SOURCE MATERIAL
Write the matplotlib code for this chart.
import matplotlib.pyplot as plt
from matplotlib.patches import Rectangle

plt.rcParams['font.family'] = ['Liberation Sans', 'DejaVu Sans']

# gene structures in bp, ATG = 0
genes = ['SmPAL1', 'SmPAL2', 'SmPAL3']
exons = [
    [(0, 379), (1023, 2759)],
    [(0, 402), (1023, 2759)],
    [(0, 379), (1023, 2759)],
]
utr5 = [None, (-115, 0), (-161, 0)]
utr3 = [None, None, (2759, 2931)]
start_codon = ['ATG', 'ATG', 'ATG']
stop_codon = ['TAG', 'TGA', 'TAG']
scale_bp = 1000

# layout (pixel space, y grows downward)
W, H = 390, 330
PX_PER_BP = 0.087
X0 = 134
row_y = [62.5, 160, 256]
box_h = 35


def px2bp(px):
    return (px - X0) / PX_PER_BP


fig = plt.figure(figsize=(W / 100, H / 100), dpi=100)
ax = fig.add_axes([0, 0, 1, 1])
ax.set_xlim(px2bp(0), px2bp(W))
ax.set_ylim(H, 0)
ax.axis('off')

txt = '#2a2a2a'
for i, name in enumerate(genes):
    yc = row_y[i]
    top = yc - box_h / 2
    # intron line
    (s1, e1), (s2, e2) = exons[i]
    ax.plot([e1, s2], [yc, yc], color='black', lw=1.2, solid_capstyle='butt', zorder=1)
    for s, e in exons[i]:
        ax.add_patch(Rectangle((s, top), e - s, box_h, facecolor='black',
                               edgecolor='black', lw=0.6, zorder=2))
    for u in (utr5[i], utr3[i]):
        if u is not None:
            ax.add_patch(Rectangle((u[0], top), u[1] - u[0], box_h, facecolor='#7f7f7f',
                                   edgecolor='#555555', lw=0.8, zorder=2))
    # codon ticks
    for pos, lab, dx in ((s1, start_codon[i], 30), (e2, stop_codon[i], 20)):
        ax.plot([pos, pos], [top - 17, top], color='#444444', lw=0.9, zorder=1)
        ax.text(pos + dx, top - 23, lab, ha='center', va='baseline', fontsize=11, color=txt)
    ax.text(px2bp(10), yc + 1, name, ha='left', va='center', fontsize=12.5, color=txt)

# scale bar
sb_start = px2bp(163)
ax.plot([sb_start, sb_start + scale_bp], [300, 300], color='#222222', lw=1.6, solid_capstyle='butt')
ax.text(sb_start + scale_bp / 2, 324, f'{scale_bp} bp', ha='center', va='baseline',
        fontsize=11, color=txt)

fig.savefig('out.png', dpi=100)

PROBLEM DESCRIPTION
Tell how many lines include "matplotlib". The number is the whole answer.

FINAL RESULT
3